Crikeyalmighty · 16/03/2022 19:38

@Muddlebubble. I’m sorry to read this, yep you made a bad choice but I wouldn’t wish this kind of shit on anyone so I really do wish you well— I’ve been on both sides of this and also experienced similar shit to you after my 1st marriage ended.

Muddlebubble · 16/03/2022 19:45

Thanks ladies, i can't say i didn't deserve it i knew what i was doing.

Completely agree if not happy you need to keave, not destroy everyone involved along the way.
I will never do that again, not in a million years, im annoyed so much as i said no for years then was a idiot.

I ruined husbands trust and my own, i would never trust anyone again, i trust friend with everything (of course he was diffrent then all the others) was my best friend and the man i thought i loved. Embarrassed and humiliated and incredibly pissed at myself for hurting others

D0lphine · 16/03/2022 19:51

Maybe one reason of many is that people want to be wanted.

Sometimes a main partner treats them with scorn, contempt, doesn't treat them kindly or with love, doesn't appreciate them etc.

When that happens, what the couple should do is communicate about either improving the relationship or splitting up.

But often that's too hard. Whether because of money or emotions, kids, house, life.

So people look for other people who want them. Ie an affair partner.

It's so so sad, but happens so often in the above pattern.

ravenmum · 17/03/2022 09:10

@timestheyarechanging things can't be right in a relationship if one partner decides to have an affair We don't live in a romantic Disney Princess world. Relationships have their ups and downs - all of them. Weighing it up, my exh evidently felt that although I might not be his favourite partner at that moment, I was still his second choice if it didn't work out with the OW. (Yay!)
As I say, he had been working away - he's a workaholic at the best of times, but for 3 years he came home on a Friday and left on a Sunday. Of course our relationship suffered from that. Should I have therefore expected him to have an affair? Dumped him before he could? Was it wrong of me to think that I should wait it out and hope that things got better when he got posted nearby again? Then his mother died and he began acting contemptuously towards me and the children - was that the moment I should have left, after his mum died?
Great that things fell into place for you and you were able to choose the right moment to get out before an affair took place. Maybe it is easier to get the timing right when you are the one considering an affair: you know what the issue is. But as I say, it was clearly not that black and white for my exh.

lastoneintown · 17/03/2022 09:44

@DetailMouse

Hurting someone unnecessarily is against my personal moral code, sure, but you'll also hurt someone by ditching them in favour of someone else, whether you're 'supposed to' or not.

Yes this is definitely a big part of it when ordinary decent people have affairs. If you leave and tell them you want to be with someone else, you know it will hurt them and you don't want that. If you can keep it quiet there's a chance they'll never get hurt.

I don't agree with this logic at all, and I don't believe it is a genuine desire to stop the other person getting hurt rather than a psychological aid to allow the cheating partner to continue to cheat and still feel good about themselves.

People are entitled to agency over their own lives.

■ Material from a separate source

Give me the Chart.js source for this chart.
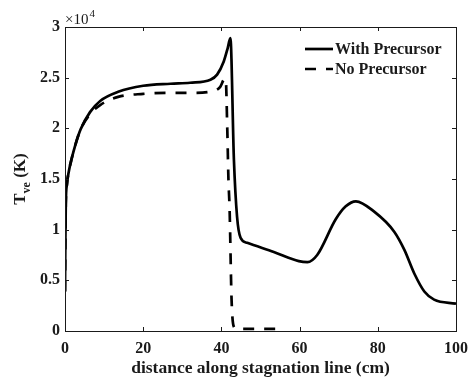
<!DOCTYPE html>
<html>
<head>
<meta charset="utf-8">
<script src="https://cdn.jsdelivr.net/npm/chart.js@4/dist/chart.umd.min.js"></script>
<style>
  html, body { margin: 0; padding: 0; background: #fff; }
  #wrap { width: 471px; height: 384px; }
</style>
</head>
<body>
<div id="wrap"><canvas id="tveChart"></canvas></div>
<script>
// T_ve along the stagnation line (K)
const withX = [0, 0.1, 0.2, 0.5, 1.0, 1.7, 2.6, 4.0, 6.4, 9, 13.6, 20, 27, 32, 37.2, 38.9, 40.6, 41.6, 42.3,
               43.2, 44, 44.9, 46.6, 53.4, 59.8, 62, 64.5, 69.2, 71.8, 74.4, 79, 84.2, 86.8, 89.3, 91.9, 94.4, 100];
const withY = [3900, 9000, 12500, 14500, 15800, 17000, 18300, 19900, 21600, 22700, 23600, 24200, 24400, 24500, 24800, 25300, 26600, 27900, 28900,
               16900, 11300, 9200, 8700, 7800, 6900, 6800, 7500, 11000, 12300, 12800, 11800, 9800, 8000, 5700, 3900, 3100, 2700];

const noX = [0, 0.1, 0.2, 0.5, 1.0, 1.7, 2.6, 4.0, 6.4, 9, 13.6, 20, 27, 32, 37, 39.7, 40.6, 41.1, 41.5, 41.8, 42.1, 42.6, 43.2, 44, 54];
const noY = [3900, 9000, 12500, 14500, 15800, 17000, 18300, 19900, 21400, 22300, 23100, 23400, 23500, 23500, 23600, 24100, 24800, 24900, 20000, 15000, 12000, 3100, 400, 200, 200];

const xTicks = [0, 20, 40, 60, 80, 100];
const yTicks = [0, 5000, 10000, 15000, 20000, 25000, 30000];

const seriesNames = ['With Precursor', 'No Precursor'];

const serif = "'Liberation Serif', 'Times New Roman', serif";
const ink = '#1a1a1a';

function toPoints(xs, ys) {
    return xs.map((x, i) => ({ x: x, y: ys[i] }));
}

// Box, inward ticks, y label, exponent and legend (MATLAB look)
const matlabAxes = {
    id: 'matlabAxes',
    afterDraw(chart) {
        const ctx = chart.ctx;
        const a = chart.chartArea;
        const xs = chart.scales.x;
        const ys = chart.scales.y;
        ctx.save();
        ctx.strokeStyle = ink;
        ctx.lineWidth = 1;
        ctx.strokeRect(Math.round(a.left) + 0.5, Math.round(a.top) + 0.5,
                       Math.round(a.right - a.left), Math.round(a.bottom - a.top));
        const tl = 4;
        ctx.beginPath();
        xTicks.forEach(v => {
            const px = Math.round(xs.getPixelForValue(v)) + 0.5;
            ctx.moveTo(px, a.bottom); ctx.lineTo(px, a.bottom - tl);
            ctx.moveTo(px, a.top); ctx.lineTo(px, a.top + tl);
        });
        yTicks.forEach(v => {
            const py = Math.round(ys.getPixelForValue(v)) + 0.5;
            ctx.moveTo(a.left, py); ctx.lineTo(a.left + tl, py);
            ctx.moveTo(a.right, py); ctx.lineTo(a.right - tl, py);
        });
        ctx.stroke();

        // exponent label
        ctx.fillStyle = ink;
        ctx.textBaseline = 'alphabetic';
        ctx.textAlign = 'left';
        ctx.font = '15px ' + serif;
        ctx.fillText('\u00d710', a.left, a.top - 3);
        const w = ctx.measureText('\u00d710').width;
        ctx.font = '11px ' + serif;
        ctx.fillText('4', a.left + w + 1, a.top - 10);

        // y axis label with subscript
        ctx.translate(25, (a.top + a.bottom) / 2);
        ctx.rotate(-Math.PI / 2);
        ctx.font = 'bold 17px ' + serif;
        const tW = ctx.measureText('T').width;
        ctx.font = 'bold 12px ' + serif;
        const sW = ctx.measureText('ve').width;
        ctx.font = 'bold 17px ' + serif;
        const kW = ctx.measureText(' (K)').width;
        let x0 = -(tW + sW + kW) / 2;
        ctx.fillText('T', x0, 0);
        ctx.font = 'bold 12px ' + serif;
        ctx.fillText('ve', x0 + tW, 5);
        ctx.font = 'bold 17px ' + serif;
        ctx.fillText(' (K)', x0 + tW + sW, 0);
        ctx.restore();

        // legend
        ctx.save();
        ctx.font = 'bold 16px ' + serif;
        ctx.fillStyle = ink;
        ctx.textBaseline = 'middle';
        chart.data.datasets.forEach((ds, i) => {
            const y = 49 + i * 20;
            ctx.strokeStyle = ds.borderColor;
            ctx.lineWidth = ds.borderWidth;
            ctx.setLineDash(ds.borderDash || []);
            ctx.beginPath();
            ctx.moveTo(305, y); ctx.lineTo(333, y);
            ctx.stroke();
            ctx.setLineDash([]);
            ctx.fillText(ds.label, 335, y + 1);
        });
        ctx.restore();
    }
};

const ctx = document.getElementById('tveChart').getContext('2d');
new Chart(ctx, {
    type: 'line',
    data: {
        datasets: [{
            label: seriesNames[0],
            data: toPoints(withX, withY),
            borderColor: '#000',
            borderWidth: 2.7,
            pointRadius: 0,
            cubicInterpolationMode: 'monotone'
        }, {
            label: seriesNames[1],
            data: toPoints(noX, noY),
            borderColor: '#000',
            borderWidth: 2.7,
            borderDash: [11, 10],
            pointRadius: 0,
            cubicInterpolationMode: 'monotone'
        }]
    },
    options: {
        responsive: true,
        maintainAspectRatio: false,
        animation: false,
        layout: { padding: { left: 0, right: 15, top: 27, bottom: 0 } },
        plugins: {
            legend: { display: false },
            tooltip: { enabled: false }
        },
        scales: {
            x: {
                type: 'linear',
                min: 0,
                max: 100,
                afterFit: s => { s.height = 53; s.paddingLeft = 0; s.paddingRight = 0; },
                afterBuildTicks: s => { s.ticks = xTicks.map(v => ({ value: v })); },
                grid: { display: false, drawTicks: false },
                border: { display: false },
                ticks: {
                    padding: 8,
                    color: ink,
                    font: { family: serif, size: 16, weight: 'bold' },
                    maxRotation: 0
                },
                title: {
                    display: true,
                    text: 'distance along stagnation line (cm)',
                    color: ink,
                    font: { family: serif, size: 17.5, weight: 'bold' },
                    padding: { top: 0, bottom: 5 }
                }
            },
            y: {
                min: 0,
                max: 30000,
                afterFit: s => { s.width = 65; s.paddingTop = 0; s.paddingBottom = 0; },
                afterBuildTicks: s => { s.ticks = yTicks.map(v => ({ value: v })); },
                grid: { display: false, drawTicks: false },
                border: { display: false },
                ticks: {
                    padding: 5,
                    color: ink,
                    font: { family: serif, size: 16, weight: 'bold' },
                    callback: v => String(v / 10000)
                }
            }
        }
    },
    plugins: [matlabAxes]
});
</script>
</body>
</html>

And to do that they need to have knowledge over their own lives. And that includes knowledge of what their relationship actually is. They get to decide if they want to stay with a partner who has started a relationship with someone else. The cheater has no right to keep all that power to themselves.

There is no morality in removing someone' s agency from their own life and telling yourself you are doing it for their own good.

Muddlebubble · 17/03/2022 09:46

Absolutely, i never is black and white, why onr person does it is completely different to another.
Many many women stay after an affair (as do men of course) and they all have there own reasons.
My affair partner told his wife he didn't love her, he was actually brutal, and she packed up and moved with him.
It's one thing that never enters your mind when doing it, how it will affect others, it is a purely selfish act which i admit to just worrying about your own issues and pushing everything else away.

DrSbaitso · 17/03/2022 09:55

An affair partner is never any better than the wife/girlfriend/partner.

What do you mean by "better"? And how do you know this "never" happens?

Thewookiemustgo · 17/03/2022 09:58

I think some affairs are about fantasy, some aren’t. Really hard to generalise or categorise as someone will always have had a different experience to anything posted here. Each set of circumstances or people involved are all different so there as many reasons/types of affair as there are people.
Two things strike me about affairs which seem to be a commonality: the difficulty in being able to separate the magnifying effects that the secrecy and risk have on their feelings, and the utter devastation and agony affairs cause.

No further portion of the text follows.